Besides smart actions, nothing else. If it were an app would it not show app instead of android os? Well I also tried putting the factory sd card in. Saw in another forum where this helped theirs. Right now I'm sitting at 40% battery on 10 hours 40 mins. Android os is at 43%. Next is display at 22%. Android os on my dx and wife's Thunderbolt are around 4%. The dx has the same apps I use on a daily basis like my razr.


----------



## gsxraddict (Jul 16, 2011)

Chasm31 said:


> Besides smart actions, nothing else. If it were an app would it not show app instead of android os? Well I also tried putting the factory sd card in. Saw in another forum where this helped theirs. Right now I'm sitting at 40% battery on 10 hours 40 mins. Android os is at 43%. Next is display at 22%. Android os on my dx and wife's Thunderbolt are around 4%. The dx has the same apps I use on a daily basis like my razr.


Do you have battery monitor widget if not I'd suggest it. Open it go to where it says estimates and then statistics it gives more detail on what's run since boot.

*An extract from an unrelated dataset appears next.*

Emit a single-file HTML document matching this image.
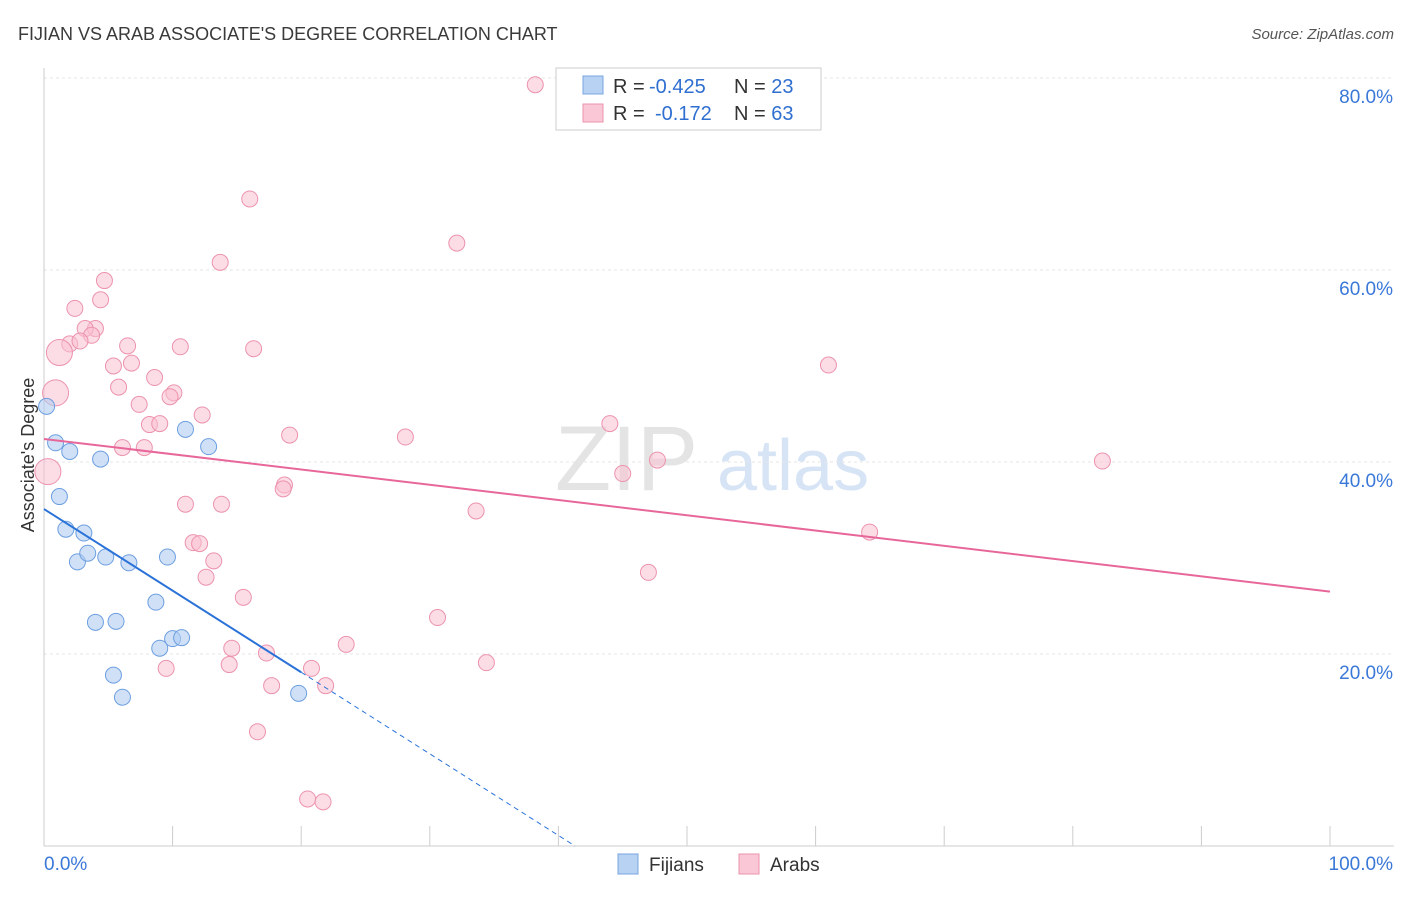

Sent from my ADR6400L using Tapatalk


----------



## Chasm31 (Jun 13, 2011)

According to battery widget, suspend is using majority of battery.


----------



## -TSON- (Jul 24, 2011)

Which smart actions do you have on? Do you have In-Pocket protection on or off?


----------



## Chasm31 (Jun 13, 2011)

Off. At home using wifi and data off. At work everything off except for 15 mins every two hours.


----------



## tbcpn (Jun 30, 2011)

I'm getting very good battery management on my Razr. Posted this on a different forum the other day:

_My day-to-day use of my Razr is 100% 3G and some WiFi, as I live about 1/2 mile from (and below) the crest of the hill where full bars of 4G is available. I'm rooted with heavy Titanium freezing. My battery life on 3G is far better than my T-Bolt on 3G._

_Typical day consists of 45 minutes of calls, receiving dozens of emails and responding on my phone to 20-ish, a handful of SMS, some web browsing, Pulse news and some TweetCaster (both set to manually update), and the usual Market updates. I will unplug about 0600 fully charged, and plug in at 2200 with well over 50% battery remaining. This totally works for my needs. And, when I venture over said hill into 4G territory, I usually switch to 3G unless 4G is needed for web browsing, etc._

_I carry a couple iG0 1,500mah-ish external chargers when I'm traveling. Net-net, I'm very happy with battery life of my Razr as configured--actually very much like the Razr period. I'll probably pick up the GN whenever it's released just because, but I'd be surprised if it replaced the Razr as my daily driver._

Rooted: Droid Incredible / Droid X / Thunderbolt / Droid Razr / VZW 4G Xoom / Galaxy Tab 10.1 LTE


----------



## crxin (Dec 13, 2011)

I remember reading somewhere that there was a bug on the razr's when going into suspend mode.


----------



## Ampersandthemonkee (Dec 13, 2011)

Droidx316 said:


> Had the same problem. Installed juice defender and after 9 hours Im at 70% took about a full day to settle in then it works.


 +1!


----------



## z06mike (Jul 29, 2011)

Droidx316 said:


> Had the same problem. Installed juice defender and after 9 hours Im at 70% took about a full day to settle in then it works.


+2

My battery life was already pretty decent as the phone sat, but last night I decided to install Juice Defender just to see if it would help. Today after 8hrs48m I am still sitting in the 60s with moderate use where I would have probably been in the 50s or even 40s by now.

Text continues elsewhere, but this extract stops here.